How do I calculate batches to pull full dataset when using a random weighted sampler?

Hello,

From this forum, I learned how to use the random weighted sampler to pull more of the minority class than the majority class. How would I calculate the batches correctly to make sure all of my images are used?

Here is my code for the weighted sampler:

batch_size = 10
class_sample_count = [46699, 17739] 
weights = 1 / torch.Tensor(class_sample_count)
sample_weights = weights[target]
weights = weights.double()
sampler = torch.utils.data.sampler.WeightedRandomSampler(
    weights=sample_weights,
    num_samples=len(sample_weights),
    replacement=True)
#trainloader = torch.utils.data.DataLoader(trainDataset, batch_size = batch_size, sampler = sampler)
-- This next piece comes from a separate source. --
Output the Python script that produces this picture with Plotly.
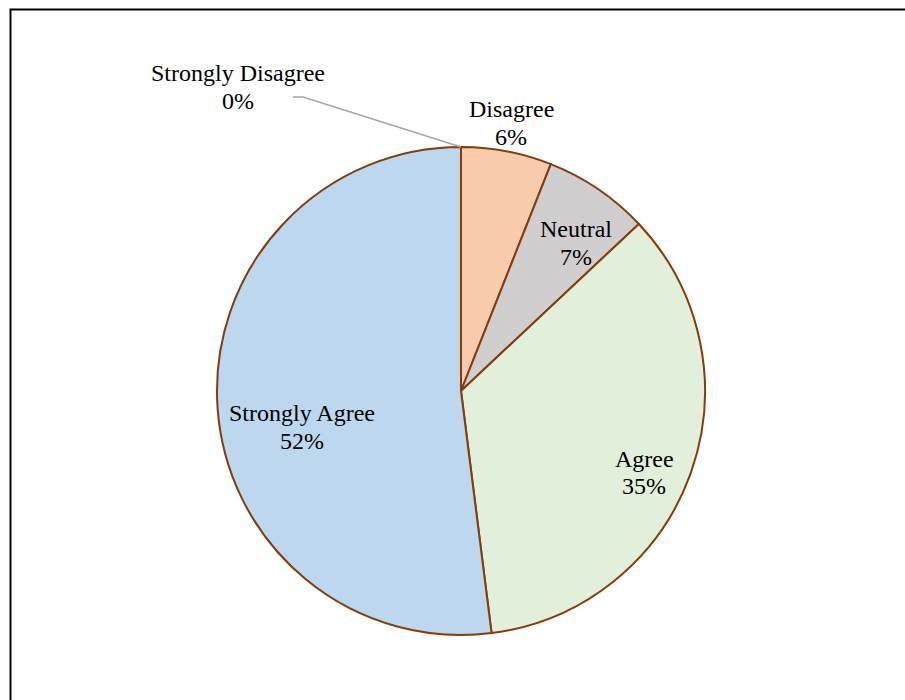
import plotly.graph_objects as go

# Survey response shares (percent)
categories = ["Strongly Disagree", "Disagree", "Neutral", "Agree", "Strongly Agree"]
shares = [0, 6, 7, 35, 52]
slice_colors = ["#9DC3E6", "#F8CBAD", "#D0CECE", "#E2EFDA", "#BDD7EE"]

W, H = 905, 700
cx, cy, R = 461, 391, 244  # pie centre and radius in pixels

fig = go.Figure(go.Pie(
    labels=categories,
    values=shares,
    sort=False,
    direction="clockwise",
    rotation=0,
    marker=dict(colors=slice_colors, line=dict(color="#843C0C", width=2)),
    textinfo="none",
    hoverinfo="label+percent",
    showlegend=False,
    domain=dict(x=[(cx - R) / W, (cx + R) / W],
                y=[(H - cy - R) / H, (H - cy + R) / H]),
))

# label anchor points (pixels): centre x, centre y of the first line
label_pos = {
    "Strongly Disagree": (238, 73),
    "Disagree": (511, 109),
    "Neutral": (576, 229),
    "Agree": (644, 459),
    "Strongly Agree": (302, 413),
}
line_gap = 27.5
label_font = dict(family="Liberation Serif, Times New Roman, serif", size=24, color="#000000")
total = sum(shares)
for name, val in zip(categories, shares):
    px, py = label_pos[name]
    for k, line in enumerate([name, f"{round(100 * val / total)}%"]):
        fig.add_annotation(
            x=px / W, y=1 - (py + k * line_gap) / H, xref="paper", yref="paper",
            text=line, showarrow=False, xanchor="center", yanchor="middle",
            font=label_font,
        )

# leader line for the zero-share slice
fig.add_shape(type="path", xref="paper", yref="paper",
              path=f"M {293/W} {1-97/H} L {303/W} {1-97/H} L {461/W} {1-147/H}",
              line=dict(color="#A6A6A6", width=1.5))

# chart frame
fig.add_shape(type="rect", xref="paper", yref="paper",
              x0=10.5 / W, x1=1.05, y0=-0.05, y1=1 - 9.5 / H,
              line=dict(color="#000000", width=2), fillcolor="rgba(0,0,0,0)")

fig.update_layout(
    width=W, height=H,
    margin=dict(l=0, r=0, t=0, b=0),
    paper_bgcolor="#FFFFFF",
    plot_bgcolor="#FFFFFF",
)

fig.write_html("out.html")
train_loader = DataLoader(roof, batch_size=10, sampler = sampler)

So with a batch size of 10, I would run 6444 batches per epoch to get all of the images through. How would I do it with a random weighted sampler?

You want to see all images at least once?
I’m not sure you can be sure of this. as you could set a very small probability on one sample which would make it very unlikely to be drawn.

Thank you. What if I want to see the positive class at least one (the minority class). Is that essentially, what it’s doing?

I don’t think you can get such guarantees.
But you can check the doc. It will sample the number of elements you asked for with the given probabilities. So in theory anything can happen. But if you sample enough samples, you can be sure it will be enough. Note that num_samples does not have to be the size of sample_weights.

Ok. Last question then (on this topic :wink: ) Can I artificially set how I want the model to sample? So if I wanted equally sampling amongst the positive and negative class, Do Set sample_weights to [.5, .5] and that should pull equal amounts of positive/negative samples regardless if I have 3 to 1 negative over positive samples?

You cannot provide weights for specific classes right?
You need to set it for each sample. So you can give 1/num_samples to each sample to get a uniform sampling.
But with the weights you have in your first post, it should draw the same number of each classes as your weight is proportional to the number of elements available for that class.